◆ **Written exercise**
Copy out the listing that follows exactly, dropping every picture.

Start of Data provided

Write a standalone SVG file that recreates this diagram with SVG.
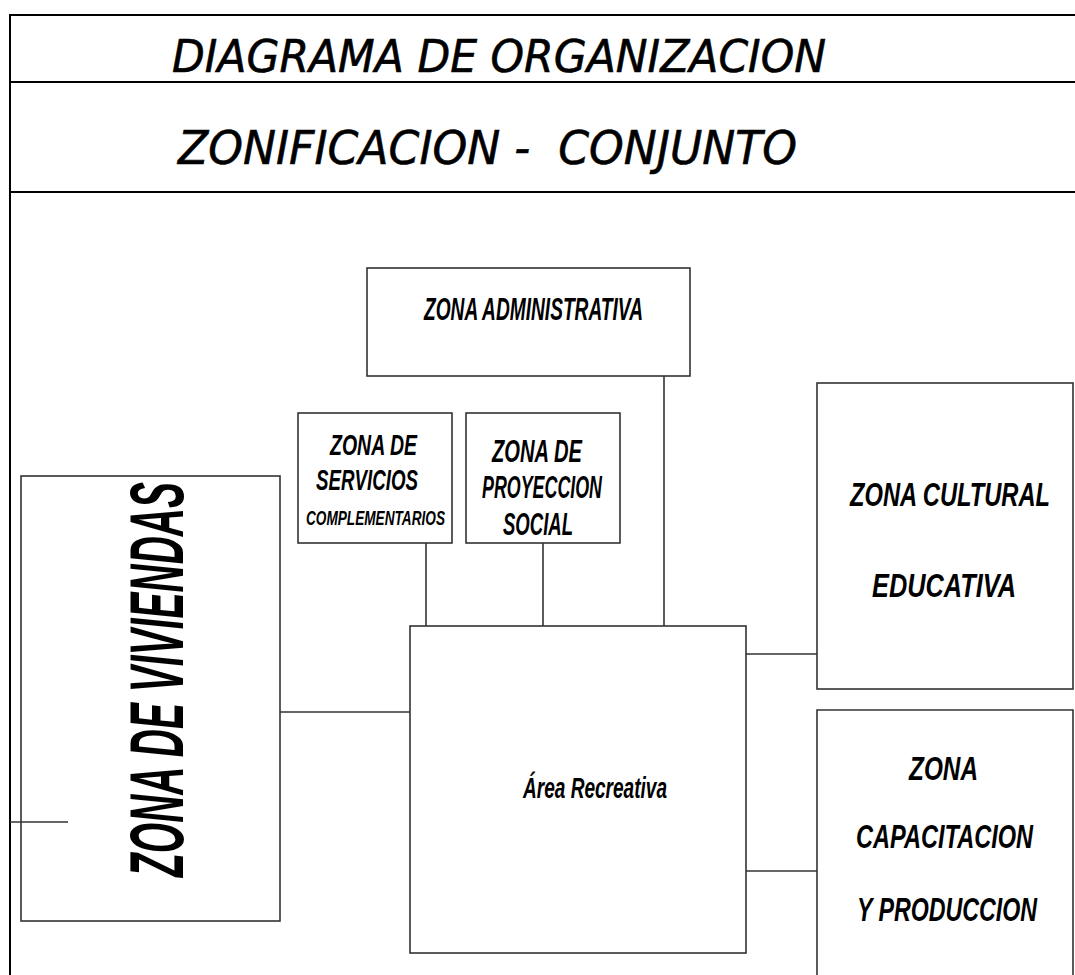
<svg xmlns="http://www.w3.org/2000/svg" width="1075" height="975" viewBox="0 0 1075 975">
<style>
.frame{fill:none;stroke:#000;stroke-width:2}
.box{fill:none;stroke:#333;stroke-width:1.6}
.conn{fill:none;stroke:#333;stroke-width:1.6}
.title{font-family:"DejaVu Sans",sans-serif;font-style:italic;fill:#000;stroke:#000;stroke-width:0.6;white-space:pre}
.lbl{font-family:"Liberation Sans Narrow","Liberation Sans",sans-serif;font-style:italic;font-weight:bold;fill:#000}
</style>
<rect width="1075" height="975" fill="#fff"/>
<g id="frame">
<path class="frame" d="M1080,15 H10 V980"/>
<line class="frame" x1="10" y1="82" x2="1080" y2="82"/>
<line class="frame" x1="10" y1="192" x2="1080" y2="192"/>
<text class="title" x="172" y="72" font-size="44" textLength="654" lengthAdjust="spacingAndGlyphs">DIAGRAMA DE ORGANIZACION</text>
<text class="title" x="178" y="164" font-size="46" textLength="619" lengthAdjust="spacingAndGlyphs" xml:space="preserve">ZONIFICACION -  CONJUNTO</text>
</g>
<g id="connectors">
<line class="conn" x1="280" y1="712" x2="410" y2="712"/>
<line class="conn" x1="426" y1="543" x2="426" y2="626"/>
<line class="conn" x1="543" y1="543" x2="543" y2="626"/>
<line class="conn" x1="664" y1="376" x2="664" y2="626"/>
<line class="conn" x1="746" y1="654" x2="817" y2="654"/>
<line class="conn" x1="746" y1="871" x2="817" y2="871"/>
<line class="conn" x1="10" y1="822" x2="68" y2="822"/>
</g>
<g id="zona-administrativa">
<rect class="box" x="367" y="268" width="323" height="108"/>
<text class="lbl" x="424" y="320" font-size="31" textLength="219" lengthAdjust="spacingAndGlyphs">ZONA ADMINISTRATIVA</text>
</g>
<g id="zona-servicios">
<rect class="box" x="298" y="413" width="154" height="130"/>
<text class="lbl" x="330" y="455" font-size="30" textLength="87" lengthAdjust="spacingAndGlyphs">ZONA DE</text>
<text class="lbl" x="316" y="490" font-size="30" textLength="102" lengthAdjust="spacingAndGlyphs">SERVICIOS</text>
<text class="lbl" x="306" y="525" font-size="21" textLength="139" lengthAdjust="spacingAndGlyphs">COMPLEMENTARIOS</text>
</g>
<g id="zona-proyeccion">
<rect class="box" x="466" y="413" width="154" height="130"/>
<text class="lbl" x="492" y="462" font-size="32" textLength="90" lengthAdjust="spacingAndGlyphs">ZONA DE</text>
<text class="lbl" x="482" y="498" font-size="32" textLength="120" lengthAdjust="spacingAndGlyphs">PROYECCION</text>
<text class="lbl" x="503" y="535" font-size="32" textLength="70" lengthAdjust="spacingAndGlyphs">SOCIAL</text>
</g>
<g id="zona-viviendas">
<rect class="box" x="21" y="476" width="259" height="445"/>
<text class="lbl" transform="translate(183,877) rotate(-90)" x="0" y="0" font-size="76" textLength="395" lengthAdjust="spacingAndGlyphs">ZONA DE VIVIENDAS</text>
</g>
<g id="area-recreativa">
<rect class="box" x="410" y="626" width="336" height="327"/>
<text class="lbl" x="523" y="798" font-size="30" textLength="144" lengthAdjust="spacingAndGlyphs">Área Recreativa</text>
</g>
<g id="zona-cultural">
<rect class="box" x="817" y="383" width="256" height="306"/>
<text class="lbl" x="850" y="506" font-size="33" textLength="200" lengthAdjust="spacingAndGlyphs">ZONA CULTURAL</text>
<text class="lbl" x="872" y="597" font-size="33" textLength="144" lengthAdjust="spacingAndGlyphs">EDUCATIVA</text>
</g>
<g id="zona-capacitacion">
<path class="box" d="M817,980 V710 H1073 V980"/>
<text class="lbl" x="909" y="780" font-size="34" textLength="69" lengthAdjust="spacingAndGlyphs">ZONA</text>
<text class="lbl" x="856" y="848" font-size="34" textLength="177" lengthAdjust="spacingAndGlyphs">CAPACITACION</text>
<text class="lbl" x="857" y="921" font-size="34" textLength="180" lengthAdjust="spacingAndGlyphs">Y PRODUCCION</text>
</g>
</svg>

End of Data provided

◆ **The output**
Write a standalone SVG file that recreates this diagram with SVG.
<svg xmlns="http://www.w3.org/2000/svg" width="1075" height="975" viewBox="0 0 1075 975">
<style>
.frame{fill:none;stroke:#000;stroke-width:2}
.box{fill:none;stroke:#333;stroke-width:1.6}
.conn{fill:none;stroke:#333;stroke-width:1.6}
.title{font-family:"DejaVu Sans",sans-serif;font-style:italic;fill:#000;stroke:#000;stroke-width:0.6;white-space:pre}
.lbl{font-family:"Liberation Sans Narrow","Liberation Sans",sans-serif;font-style:italic;font-weight:bold;fill:#000}
</style>
<rect width="1075" height="975" fill="#fff"/>
<g id="frame">
<path class="frame" d="M1080,15 H10 V980"/>
<line class="frame" x1="10" y1="82" x2="1080" y2="82"/>
<line class="frame" x1="10" y1="192" x2="1080" y2="192"/>
<text class="title" x="172" y="72" font-size="44" textLength="654" lengthAdjust="spacingAndGlyphs">DIAGRAMA DE ORGANIZACION</text>
<text class="title" x="178" y="164" font-size="46" textLength="619" lengthAdjust="spacingAndGlyphs" xml:space="preserve">ZONIFICACION -  CONJUNTO</text>
</g>
<g id="connectors">
<line class="conn" x1="280" y1="712" x2="410" y2="712"/>
<line class="conn" x1="426" y1="543" x2="426" y2="626"/>
<line class="conn" x1="543" y1="543" x2="543" y2="626"/>
<line class="conn" x1="664" y1="376" x2="664" y2="626"/>
<line class="conn" x1="746" y1="654" x2="817" y2="654"/>
<line class="conn" x1="746" y1="871" x2="817" y2="871"/>
<line class="conn" x1="10" y1="822" x2="68" y2="822"/>
</g>
<g id="zona-administrativa">
<rect class="box" x="367" y="268" width="323" height="108"/>
<text class="lbl" x="424" y="320" font-size="31" textLength="219" lengthAdjust="spacingAndGlyphs">ZONA ADMINISTRATIVA</text>
</g>
<g id="zona-servicios">
<rect class="box" x="298" y="413" width="154" height="130"/>
<text class="lbl" x="330" y="455" font-size="30" textLength="87" lengthAdjust="spacingAndGlyphs">ZONA DE</text>
<text class="lbl" x="316" y="490" font-size="30" textLength="102" lengthAdjust="spacingAndGlyphs">SERVICIOS</text>
<text class="lbl" x="306" y="525" font-size="21" textLength="139" lengthAdjust="spacingAndGlyphs">COMPLEMENTARIOS</text>
</g>
<g id="zona-proyeccion">
<rect class="box" x="466" y="413" width="154" height="130"/>
<text class="lbl" x="492" y="462" font-size="32" textLength="90" lengthAdjust="spacingAndGlyphs">ZONA DE</text>
<text class="lbl" x="482" y="498" font-size="32" textLength="120" lengthAdjust="spacingAndGlyphs">PROYECCION</text>
<text class="lbl" x="503" y="535" font-size="32" textLength="70" lengthAdjust="spacingAndGlyphs">SOCIAL</text>
</g>
<g id="zona-viviendas">
<rect class="box" x="21" y="476" width="259" height="445"/>
<text class="lbl" transform="translate(183,877) rotate(-90)" x="0" y="0" font-size="76" textLength="395" lengthAdjust="spacingAndGlyphs">ZONA DE VIVIENDAS</text>
</g>
<g id="area-recreativa">
<rect class="box" x="410" y="626" width="336" height="327"/>
<text class="lbl" x="523" y="798" font-size="30" textLength="144" lengthAdjust="spacingAndGlyphs">Área Recreativa</text>
</g>
<g id="zona-cultural">
<rect class="box" x="817" y="383" width="256" height="306"/>
<text class="lbl" x="850" y="506" font-size="33" textLength="200" lengthAdjust="spacingAndGlyphs">ZONA CULTURAL</text>
<text class="lbl" x="872" y="597" font-size="33" textLength="144" lengthAdjust="spacingAndGlyphs">EDUCATIVA</text>
</g>
<g id="zona-capacitacion">
<path class="box" d="M817,980 V710 H1073 V980"/>
<text class="lbl" x="909" y="780" font-size="34" textLength="69" lengthAdjust="spacingAndGlyphs">ZONA</text>
<text class="lbl" x="856" y="848" font-size="34" textLength="177" lengthAdjust="spacingAndGlyphs">CAPACITACION</text>
<text class="lbl" x="857" y="921" font-size="34" textLength="180" lengthAdjust="spacingAndGlyphs">Y PRODUCCION</text>
</g>
</svg>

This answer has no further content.